Records supplied.
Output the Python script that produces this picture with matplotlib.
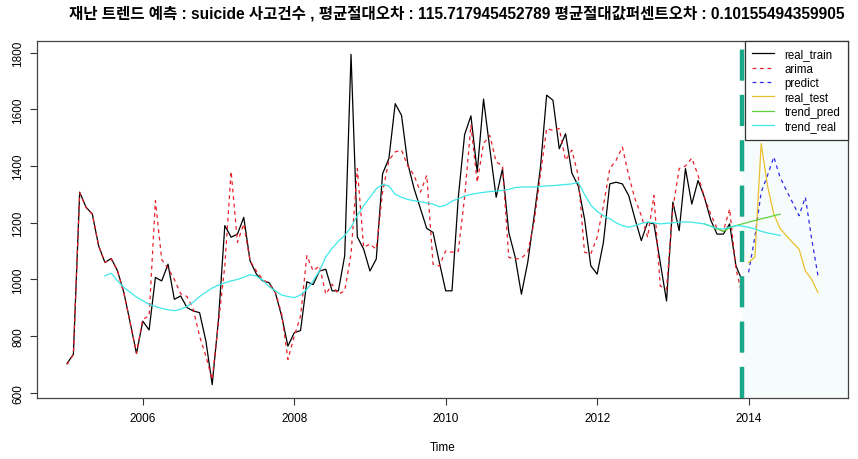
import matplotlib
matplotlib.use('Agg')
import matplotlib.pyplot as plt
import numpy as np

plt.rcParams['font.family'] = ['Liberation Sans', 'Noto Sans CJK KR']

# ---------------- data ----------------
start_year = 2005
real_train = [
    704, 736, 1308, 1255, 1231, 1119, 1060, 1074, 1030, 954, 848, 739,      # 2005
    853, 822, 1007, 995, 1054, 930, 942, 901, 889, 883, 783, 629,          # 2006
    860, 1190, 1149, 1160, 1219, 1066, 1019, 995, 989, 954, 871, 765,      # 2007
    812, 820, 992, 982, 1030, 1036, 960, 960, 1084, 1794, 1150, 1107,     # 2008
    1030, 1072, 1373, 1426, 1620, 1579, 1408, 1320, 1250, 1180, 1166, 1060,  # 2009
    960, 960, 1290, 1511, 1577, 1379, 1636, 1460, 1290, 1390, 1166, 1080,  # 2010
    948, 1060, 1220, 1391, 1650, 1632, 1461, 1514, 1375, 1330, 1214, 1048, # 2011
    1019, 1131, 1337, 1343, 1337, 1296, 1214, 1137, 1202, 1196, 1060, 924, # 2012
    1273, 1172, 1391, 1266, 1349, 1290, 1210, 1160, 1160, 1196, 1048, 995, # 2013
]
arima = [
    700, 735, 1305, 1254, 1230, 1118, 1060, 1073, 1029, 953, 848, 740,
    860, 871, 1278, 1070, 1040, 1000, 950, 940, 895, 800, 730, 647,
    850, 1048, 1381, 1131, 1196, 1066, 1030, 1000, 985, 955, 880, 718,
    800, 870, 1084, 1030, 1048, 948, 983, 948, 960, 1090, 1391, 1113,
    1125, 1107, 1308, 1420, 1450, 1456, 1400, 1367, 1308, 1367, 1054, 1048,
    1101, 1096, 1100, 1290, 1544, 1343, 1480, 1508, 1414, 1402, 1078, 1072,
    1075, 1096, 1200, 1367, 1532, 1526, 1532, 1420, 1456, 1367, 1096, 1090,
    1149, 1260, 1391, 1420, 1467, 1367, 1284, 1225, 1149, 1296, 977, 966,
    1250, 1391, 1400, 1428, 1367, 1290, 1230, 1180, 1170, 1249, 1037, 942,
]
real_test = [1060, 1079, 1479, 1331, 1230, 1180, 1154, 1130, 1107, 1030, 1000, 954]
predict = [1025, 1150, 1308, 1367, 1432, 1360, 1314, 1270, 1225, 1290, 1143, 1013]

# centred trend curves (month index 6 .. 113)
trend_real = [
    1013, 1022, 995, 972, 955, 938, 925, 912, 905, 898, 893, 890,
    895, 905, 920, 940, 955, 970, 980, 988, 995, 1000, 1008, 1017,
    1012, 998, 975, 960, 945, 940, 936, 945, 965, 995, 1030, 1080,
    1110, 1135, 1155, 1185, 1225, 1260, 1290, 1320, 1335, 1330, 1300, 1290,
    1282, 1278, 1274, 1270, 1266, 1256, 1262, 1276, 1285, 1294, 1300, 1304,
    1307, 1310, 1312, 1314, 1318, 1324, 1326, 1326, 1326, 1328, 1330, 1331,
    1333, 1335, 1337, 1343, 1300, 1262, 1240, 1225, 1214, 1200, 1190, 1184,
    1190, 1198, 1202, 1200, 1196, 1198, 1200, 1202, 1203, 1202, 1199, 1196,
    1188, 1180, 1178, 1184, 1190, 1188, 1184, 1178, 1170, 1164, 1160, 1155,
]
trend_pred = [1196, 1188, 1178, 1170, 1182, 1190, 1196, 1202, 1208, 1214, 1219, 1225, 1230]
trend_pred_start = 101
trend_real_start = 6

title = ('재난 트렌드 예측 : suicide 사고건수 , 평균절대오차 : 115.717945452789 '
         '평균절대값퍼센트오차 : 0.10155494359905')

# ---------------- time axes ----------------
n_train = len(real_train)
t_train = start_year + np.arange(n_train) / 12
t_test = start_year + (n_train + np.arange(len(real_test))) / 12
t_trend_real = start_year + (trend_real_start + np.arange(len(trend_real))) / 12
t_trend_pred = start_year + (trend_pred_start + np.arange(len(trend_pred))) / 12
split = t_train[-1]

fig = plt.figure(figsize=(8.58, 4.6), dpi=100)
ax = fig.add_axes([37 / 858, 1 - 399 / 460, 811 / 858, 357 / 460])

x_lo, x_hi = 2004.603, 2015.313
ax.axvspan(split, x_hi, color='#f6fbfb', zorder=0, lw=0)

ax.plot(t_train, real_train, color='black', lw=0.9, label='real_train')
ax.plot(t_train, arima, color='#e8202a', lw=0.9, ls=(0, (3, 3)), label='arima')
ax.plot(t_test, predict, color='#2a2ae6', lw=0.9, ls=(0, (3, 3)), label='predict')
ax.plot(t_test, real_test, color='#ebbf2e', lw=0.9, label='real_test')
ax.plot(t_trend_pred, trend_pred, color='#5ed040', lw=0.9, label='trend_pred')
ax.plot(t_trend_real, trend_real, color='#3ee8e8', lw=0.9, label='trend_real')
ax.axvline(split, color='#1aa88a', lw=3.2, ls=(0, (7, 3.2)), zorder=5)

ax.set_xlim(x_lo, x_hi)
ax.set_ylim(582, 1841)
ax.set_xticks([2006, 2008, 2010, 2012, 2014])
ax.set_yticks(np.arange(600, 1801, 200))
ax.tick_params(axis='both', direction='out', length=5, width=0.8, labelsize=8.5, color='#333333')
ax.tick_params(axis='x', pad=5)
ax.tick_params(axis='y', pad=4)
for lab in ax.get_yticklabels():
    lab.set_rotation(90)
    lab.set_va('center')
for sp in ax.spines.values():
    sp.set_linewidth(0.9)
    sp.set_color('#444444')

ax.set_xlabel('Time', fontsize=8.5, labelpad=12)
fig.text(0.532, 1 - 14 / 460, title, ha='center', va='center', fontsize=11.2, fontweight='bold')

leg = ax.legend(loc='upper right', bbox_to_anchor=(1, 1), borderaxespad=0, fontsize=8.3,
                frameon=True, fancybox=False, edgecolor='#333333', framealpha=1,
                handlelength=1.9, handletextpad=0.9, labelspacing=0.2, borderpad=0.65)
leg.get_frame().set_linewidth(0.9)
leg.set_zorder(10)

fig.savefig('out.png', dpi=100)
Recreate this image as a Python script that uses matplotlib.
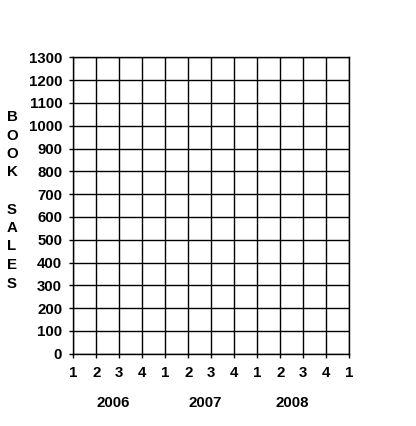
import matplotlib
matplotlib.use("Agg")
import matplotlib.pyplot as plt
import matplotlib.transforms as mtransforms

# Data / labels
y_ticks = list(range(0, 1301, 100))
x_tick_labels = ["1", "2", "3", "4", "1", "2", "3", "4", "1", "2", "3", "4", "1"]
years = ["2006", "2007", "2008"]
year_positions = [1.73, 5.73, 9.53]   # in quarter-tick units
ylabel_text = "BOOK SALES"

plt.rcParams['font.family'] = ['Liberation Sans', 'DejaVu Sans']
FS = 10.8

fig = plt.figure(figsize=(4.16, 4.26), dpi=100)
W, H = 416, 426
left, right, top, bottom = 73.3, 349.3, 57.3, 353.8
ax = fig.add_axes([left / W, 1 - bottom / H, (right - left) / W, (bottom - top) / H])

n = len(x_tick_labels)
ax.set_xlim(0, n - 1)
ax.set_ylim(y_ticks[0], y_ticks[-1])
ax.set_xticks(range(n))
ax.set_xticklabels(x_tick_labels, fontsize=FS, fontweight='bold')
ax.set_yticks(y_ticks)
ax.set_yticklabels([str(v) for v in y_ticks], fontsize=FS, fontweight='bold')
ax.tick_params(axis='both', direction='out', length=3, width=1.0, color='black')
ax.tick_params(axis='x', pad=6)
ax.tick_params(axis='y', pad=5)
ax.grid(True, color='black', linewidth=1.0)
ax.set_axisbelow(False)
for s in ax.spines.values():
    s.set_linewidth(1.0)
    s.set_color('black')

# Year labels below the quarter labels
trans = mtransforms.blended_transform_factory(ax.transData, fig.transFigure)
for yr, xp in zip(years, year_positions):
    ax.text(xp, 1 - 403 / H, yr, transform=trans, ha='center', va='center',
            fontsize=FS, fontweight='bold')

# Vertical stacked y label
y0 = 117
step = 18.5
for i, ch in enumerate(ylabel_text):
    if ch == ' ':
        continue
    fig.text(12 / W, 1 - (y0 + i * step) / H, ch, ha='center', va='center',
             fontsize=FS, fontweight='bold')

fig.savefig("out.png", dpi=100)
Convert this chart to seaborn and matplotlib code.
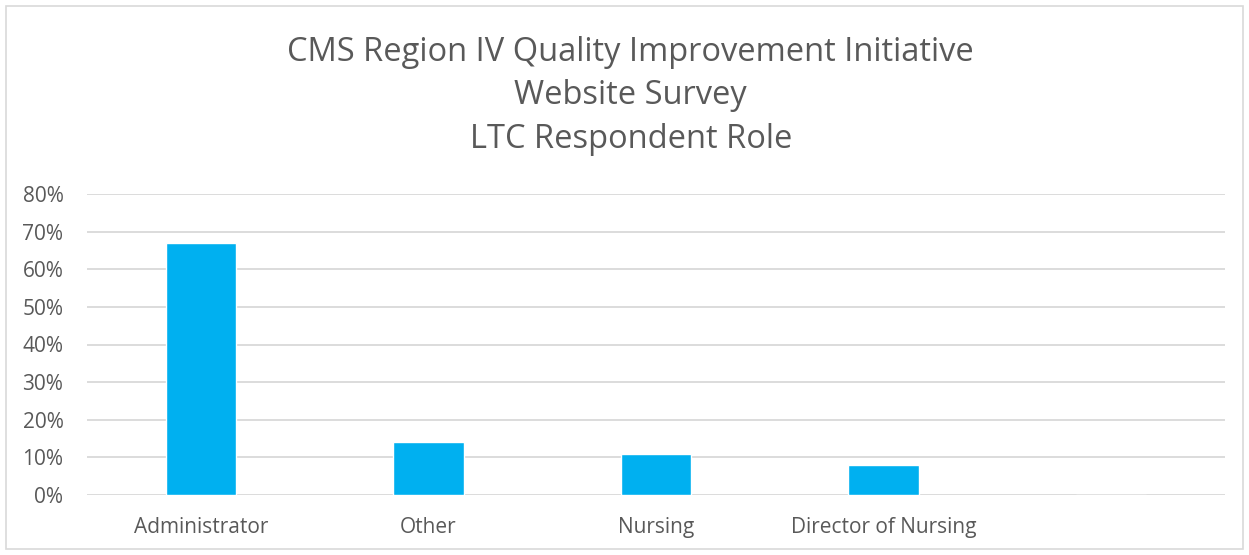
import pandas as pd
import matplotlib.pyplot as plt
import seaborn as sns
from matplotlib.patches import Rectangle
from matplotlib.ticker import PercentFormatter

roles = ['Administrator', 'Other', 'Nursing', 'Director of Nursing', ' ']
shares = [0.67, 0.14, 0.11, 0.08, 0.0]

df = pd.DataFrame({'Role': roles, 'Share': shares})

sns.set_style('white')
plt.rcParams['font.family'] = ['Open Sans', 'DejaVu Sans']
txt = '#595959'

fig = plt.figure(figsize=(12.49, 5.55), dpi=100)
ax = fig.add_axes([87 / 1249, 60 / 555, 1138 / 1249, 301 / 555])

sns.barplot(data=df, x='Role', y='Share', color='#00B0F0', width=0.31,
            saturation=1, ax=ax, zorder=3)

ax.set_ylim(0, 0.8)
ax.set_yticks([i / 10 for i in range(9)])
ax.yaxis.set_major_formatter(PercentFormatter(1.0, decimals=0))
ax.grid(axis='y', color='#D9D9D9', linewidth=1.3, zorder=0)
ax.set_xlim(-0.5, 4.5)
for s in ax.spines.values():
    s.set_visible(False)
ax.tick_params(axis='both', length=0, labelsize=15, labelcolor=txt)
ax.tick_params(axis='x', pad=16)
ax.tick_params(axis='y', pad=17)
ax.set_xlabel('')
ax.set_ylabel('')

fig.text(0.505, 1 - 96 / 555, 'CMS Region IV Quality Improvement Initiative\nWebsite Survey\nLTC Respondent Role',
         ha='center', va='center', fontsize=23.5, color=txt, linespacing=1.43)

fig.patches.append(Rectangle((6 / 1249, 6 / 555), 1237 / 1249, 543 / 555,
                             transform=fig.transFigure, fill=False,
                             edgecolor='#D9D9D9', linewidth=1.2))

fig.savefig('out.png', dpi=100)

What you have to do. In the material above, find each line that contains the word "this", and select it.

Response.
Output the Python script that produces this picture with matplotlib.
Recreate this image as a Python script that uses matplotlib.
Convert this chart to seaborn and matplotlib code.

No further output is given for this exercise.